(Entries with chart source code)
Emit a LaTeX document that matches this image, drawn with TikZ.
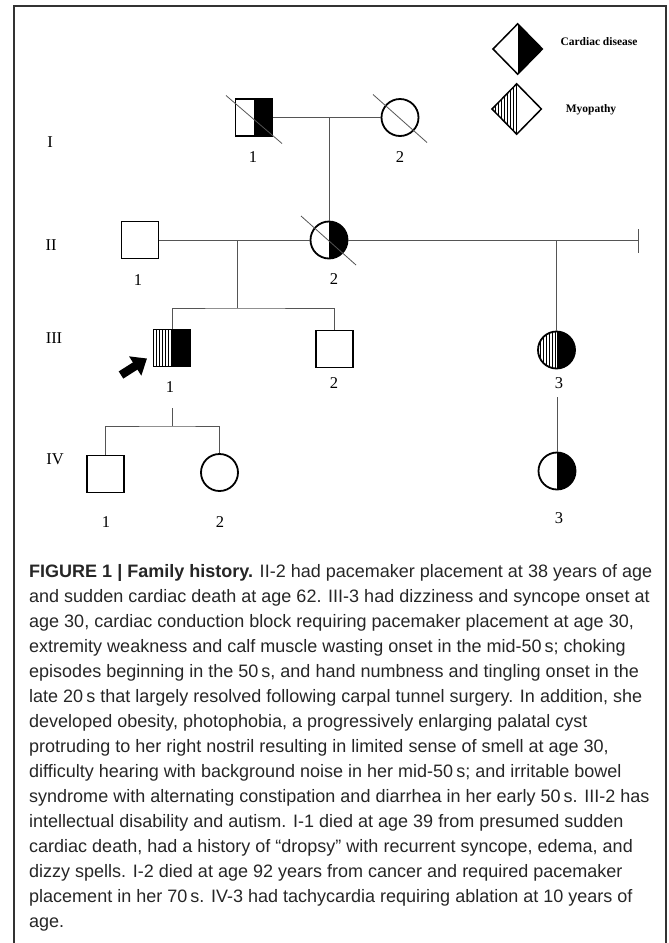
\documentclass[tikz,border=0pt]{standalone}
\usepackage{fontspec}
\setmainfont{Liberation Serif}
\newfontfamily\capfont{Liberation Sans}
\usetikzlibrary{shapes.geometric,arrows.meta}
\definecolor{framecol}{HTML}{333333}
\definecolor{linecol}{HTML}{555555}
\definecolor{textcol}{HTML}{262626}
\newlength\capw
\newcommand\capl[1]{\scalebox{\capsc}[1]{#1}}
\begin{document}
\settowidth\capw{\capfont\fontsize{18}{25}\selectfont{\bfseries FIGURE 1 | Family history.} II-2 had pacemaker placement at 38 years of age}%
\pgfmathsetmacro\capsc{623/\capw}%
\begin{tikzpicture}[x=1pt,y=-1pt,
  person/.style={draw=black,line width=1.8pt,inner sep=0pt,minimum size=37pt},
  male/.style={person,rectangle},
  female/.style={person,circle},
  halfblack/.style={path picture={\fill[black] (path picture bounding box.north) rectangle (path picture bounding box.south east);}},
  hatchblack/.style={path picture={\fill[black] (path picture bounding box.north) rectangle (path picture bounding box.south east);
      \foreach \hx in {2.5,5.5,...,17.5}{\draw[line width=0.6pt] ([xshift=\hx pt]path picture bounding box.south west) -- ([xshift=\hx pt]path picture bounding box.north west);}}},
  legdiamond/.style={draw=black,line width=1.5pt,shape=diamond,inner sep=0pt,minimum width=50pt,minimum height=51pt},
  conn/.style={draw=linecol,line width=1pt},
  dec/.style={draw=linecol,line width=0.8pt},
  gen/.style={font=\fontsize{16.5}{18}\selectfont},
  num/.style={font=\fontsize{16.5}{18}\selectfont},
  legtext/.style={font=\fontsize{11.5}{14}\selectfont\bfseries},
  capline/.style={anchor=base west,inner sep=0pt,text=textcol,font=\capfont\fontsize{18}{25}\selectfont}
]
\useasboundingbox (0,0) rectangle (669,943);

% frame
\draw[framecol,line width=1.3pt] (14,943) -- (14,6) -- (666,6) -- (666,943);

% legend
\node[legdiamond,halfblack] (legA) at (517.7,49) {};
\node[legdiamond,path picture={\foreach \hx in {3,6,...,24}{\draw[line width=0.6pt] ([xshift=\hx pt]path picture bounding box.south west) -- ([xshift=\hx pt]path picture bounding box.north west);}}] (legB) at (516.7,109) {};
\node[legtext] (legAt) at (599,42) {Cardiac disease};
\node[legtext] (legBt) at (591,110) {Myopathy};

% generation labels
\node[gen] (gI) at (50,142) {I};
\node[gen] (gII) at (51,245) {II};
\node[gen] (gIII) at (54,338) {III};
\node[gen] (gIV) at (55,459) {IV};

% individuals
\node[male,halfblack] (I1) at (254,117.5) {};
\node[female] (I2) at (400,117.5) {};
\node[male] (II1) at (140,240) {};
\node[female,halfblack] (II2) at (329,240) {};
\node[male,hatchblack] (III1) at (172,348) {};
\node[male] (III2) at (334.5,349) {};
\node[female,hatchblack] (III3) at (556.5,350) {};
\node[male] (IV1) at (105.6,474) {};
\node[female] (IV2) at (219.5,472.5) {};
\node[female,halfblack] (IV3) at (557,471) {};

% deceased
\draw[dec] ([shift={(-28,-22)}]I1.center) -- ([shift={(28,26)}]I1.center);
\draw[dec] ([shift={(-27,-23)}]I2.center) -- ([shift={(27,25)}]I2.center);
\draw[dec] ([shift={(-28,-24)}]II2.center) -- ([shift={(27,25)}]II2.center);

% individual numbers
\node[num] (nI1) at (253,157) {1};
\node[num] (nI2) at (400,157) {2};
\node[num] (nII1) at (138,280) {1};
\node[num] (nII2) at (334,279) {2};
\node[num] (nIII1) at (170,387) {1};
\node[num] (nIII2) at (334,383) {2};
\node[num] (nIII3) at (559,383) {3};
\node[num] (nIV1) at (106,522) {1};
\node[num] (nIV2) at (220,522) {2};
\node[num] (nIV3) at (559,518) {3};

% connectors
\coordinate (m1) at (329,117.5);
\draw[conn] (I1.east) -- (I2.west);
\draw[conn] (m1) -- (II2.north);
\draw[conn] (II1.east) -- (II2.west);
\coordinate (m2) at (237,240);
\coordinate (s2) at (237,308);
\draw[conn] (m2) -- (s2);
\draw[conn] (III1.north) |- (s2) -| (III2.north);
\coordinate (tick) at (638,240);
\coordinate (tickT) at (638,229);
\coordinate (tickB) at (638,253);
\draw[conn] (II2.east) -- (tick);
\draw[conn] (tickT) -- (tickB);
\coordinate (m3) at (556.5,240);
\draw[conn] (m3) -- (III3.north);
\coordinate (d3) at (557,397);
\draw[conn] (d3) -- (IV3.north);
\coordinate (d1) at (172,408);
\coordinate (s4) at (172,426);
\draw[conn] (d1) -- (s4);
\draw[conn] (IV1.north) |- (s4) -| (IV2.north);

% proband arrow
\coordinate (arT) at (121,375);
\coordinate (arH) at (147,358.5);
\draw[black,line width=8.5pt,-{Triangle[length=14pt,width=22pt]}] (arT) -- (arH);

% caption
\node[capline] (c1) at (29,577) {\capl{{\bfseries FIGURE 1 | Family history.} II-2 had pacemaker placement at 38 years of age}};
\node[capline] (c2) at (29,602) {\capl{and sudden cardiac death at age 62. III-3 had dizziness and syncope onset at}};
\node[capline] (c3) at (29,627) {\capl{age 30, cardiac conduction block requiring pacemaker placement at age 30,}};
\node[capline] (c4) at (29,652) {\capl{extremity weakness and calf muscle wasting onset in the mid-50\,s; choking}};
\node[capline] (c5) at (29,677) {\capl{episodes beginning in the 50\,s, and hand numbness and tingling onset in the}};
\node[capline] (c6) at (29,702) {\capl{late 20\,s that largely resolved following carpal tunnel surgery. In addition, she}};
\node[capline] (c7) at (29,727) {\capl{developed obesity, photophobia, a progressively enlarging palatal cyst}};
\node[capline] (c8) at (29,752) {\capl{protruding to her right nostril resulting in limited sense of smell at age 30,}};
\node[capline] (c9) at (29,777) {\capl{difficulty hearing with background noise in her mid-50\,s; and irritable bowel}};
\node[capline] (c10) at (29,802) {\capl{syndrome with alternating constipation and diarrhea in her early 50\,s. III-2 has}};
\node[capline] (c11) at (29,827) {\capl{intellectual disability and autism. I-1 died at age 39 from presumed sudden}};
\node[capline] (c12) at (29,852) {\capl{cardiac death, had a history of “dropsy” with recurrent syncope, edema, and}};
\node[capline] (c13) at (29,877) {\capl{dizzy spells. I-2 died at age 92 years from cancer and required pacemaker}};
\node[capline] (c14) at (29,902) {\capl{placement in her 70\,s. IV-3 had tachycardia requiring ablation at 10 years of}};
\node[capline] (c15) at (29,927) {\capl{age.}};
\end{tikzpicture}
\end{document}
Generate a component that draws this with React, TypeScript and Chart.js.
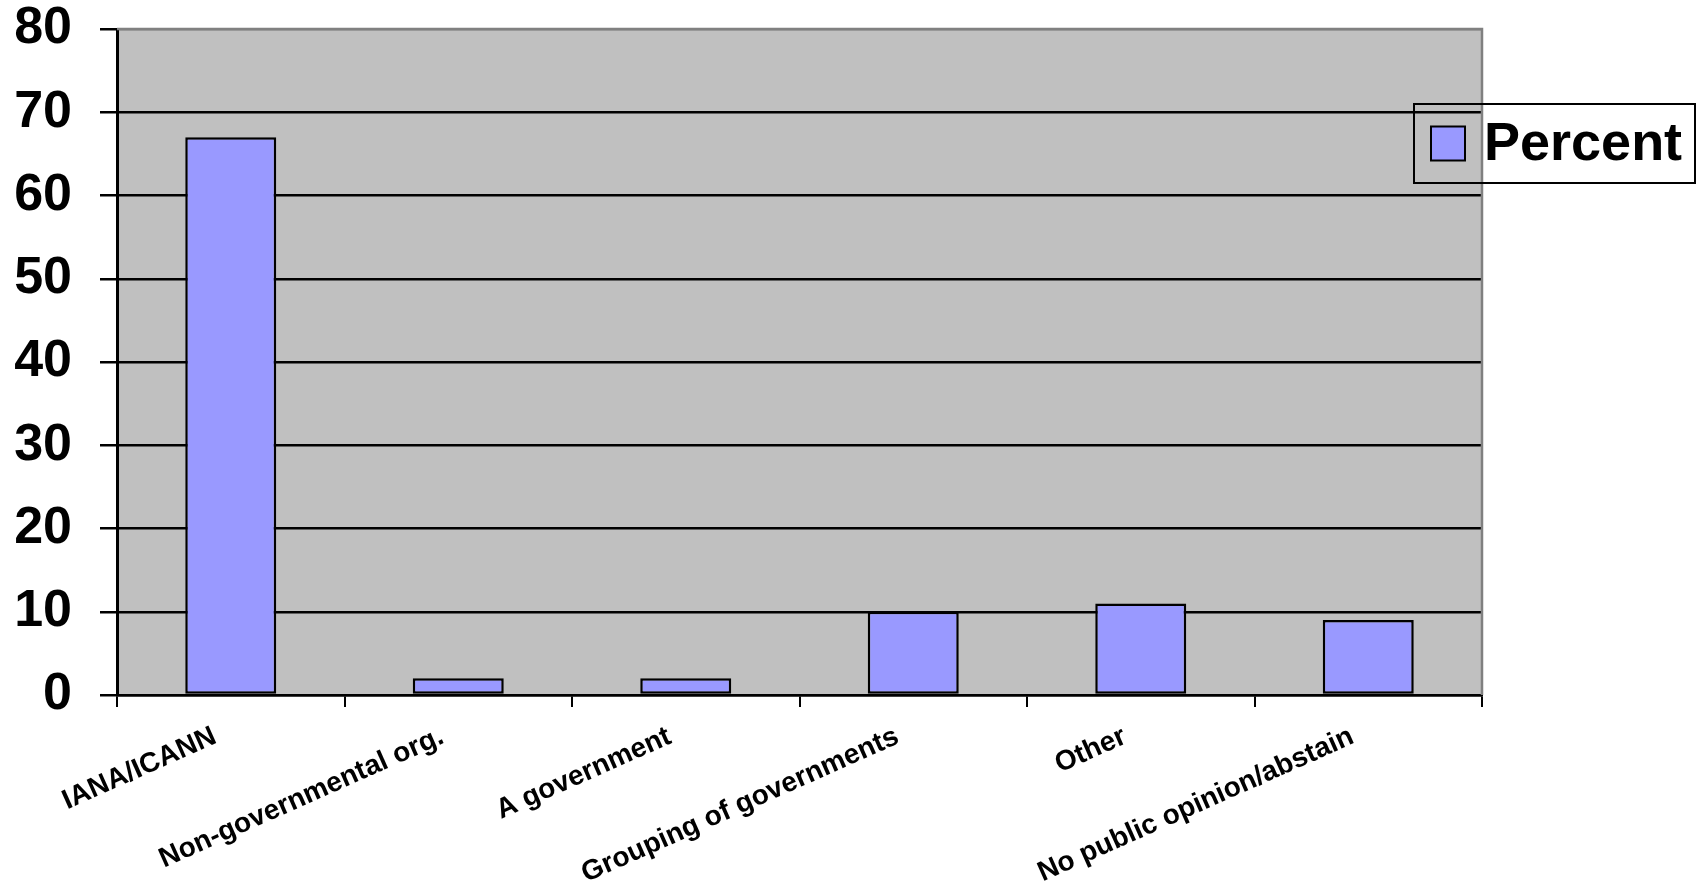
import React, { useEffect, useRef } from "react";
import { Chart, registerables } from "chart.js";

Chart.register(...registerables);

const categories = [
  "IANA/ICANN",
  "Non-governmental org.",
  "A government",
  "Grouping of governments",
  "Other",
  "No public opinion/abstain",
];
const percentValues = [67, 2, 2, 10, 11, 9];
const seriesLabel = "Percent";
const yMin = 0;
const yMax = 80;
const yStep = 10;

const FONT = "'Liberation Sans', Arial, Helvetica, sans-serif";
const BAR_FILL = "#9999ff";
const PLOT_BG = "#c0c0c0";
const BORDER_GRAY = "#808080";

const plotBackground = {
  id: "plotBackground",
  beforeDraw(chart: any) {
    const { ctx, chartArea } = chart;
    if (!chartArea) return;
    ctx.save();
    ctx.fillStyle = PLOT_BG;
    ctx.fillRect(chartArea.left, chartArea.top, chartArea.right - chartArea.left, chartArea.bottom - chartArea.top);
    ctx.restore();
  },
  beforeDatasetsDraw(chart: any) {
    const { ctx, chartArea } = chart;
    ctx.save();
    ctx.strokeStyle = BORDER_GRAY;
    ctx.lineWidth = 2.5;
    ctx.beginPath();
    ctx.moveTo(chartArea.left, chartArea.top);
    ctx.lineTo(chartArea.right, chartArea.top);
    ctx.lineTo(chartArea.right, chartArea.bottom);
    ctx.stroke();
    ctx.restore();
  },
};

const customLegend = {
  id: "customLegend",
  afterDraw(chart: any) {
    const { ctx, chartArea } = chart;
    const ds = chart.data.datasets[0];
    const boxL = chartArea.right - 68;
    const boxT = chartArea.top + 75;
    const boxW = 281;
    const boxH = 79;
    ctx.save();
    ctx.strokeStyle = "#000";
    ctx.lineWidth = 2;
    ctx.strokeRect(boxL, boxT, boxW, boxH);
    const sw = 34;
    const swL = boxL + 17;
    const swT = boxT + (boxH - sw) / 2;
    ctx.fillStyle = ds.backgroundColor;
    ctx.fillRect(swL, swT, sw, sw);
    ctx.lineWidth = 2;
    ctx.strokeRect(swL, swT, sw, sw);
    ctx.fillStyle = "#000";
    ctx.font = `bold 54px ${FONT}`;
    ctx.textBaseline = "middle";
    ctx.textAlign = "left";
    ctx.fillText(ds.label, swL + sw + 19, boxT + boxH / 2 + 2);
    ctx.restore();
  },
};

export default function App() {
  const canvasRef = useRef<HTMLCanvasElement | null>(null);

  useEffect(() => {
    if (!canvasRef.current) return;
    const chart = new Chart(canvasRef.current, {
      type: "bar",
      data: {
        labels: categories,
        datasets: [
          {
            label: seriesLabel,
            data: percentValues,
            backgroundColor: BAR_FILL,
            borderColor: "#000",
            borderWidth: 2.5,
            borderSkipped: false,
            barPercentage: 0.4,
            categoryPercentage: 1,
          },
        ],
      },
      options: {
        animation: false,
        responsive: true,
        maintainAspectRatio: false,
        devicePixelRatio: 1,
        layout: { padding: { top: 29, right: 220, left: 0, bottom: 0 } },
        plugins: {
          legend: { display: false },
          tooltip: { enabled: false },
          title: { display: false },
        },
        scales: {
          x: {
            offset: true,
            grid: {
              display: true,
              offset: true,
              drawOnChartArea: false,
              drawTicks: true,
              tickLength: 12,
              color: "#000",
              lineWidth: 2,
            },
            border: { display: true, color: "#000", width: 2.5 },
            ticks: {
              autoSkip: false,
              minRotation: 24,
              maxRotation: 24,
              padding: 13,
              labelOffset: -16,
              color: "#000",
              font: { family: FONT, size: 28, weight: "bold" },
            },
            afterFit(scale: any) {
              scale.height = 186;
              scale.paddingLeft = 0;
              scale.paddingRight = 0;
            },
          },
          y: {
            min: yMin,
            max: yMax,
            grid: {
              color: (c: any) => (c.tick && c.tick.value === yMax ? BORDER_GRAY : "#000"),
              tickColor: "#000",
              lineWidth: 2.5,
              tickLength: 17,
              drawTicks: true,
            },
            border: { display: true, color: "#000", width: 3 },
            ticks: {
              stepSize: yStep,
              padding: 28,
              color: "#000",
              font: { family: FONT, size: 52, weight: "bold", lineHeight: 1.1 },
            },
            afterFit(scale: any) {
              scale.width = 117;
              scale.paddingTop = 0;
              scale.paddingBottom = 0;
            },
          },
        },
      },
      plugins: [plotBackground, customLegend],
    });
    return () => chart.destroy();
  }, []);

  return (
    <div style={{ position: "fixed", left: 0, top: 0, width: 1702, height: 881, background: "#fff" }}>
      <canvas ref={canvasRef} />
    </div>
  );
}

Task prompt |
Using the entries above, extract exactly the lines from the one that contains "Generate a component" through the one that contains "Chart.register(...registerables);". Do not carry over any pictures.

Right answer |
Generate a component that draws this with React, TypeScript and Chart.js.
import React, { useEffect, useRef } from "react";
import { Chart, registerables } from "chart.js";

Chart.register(...registerables);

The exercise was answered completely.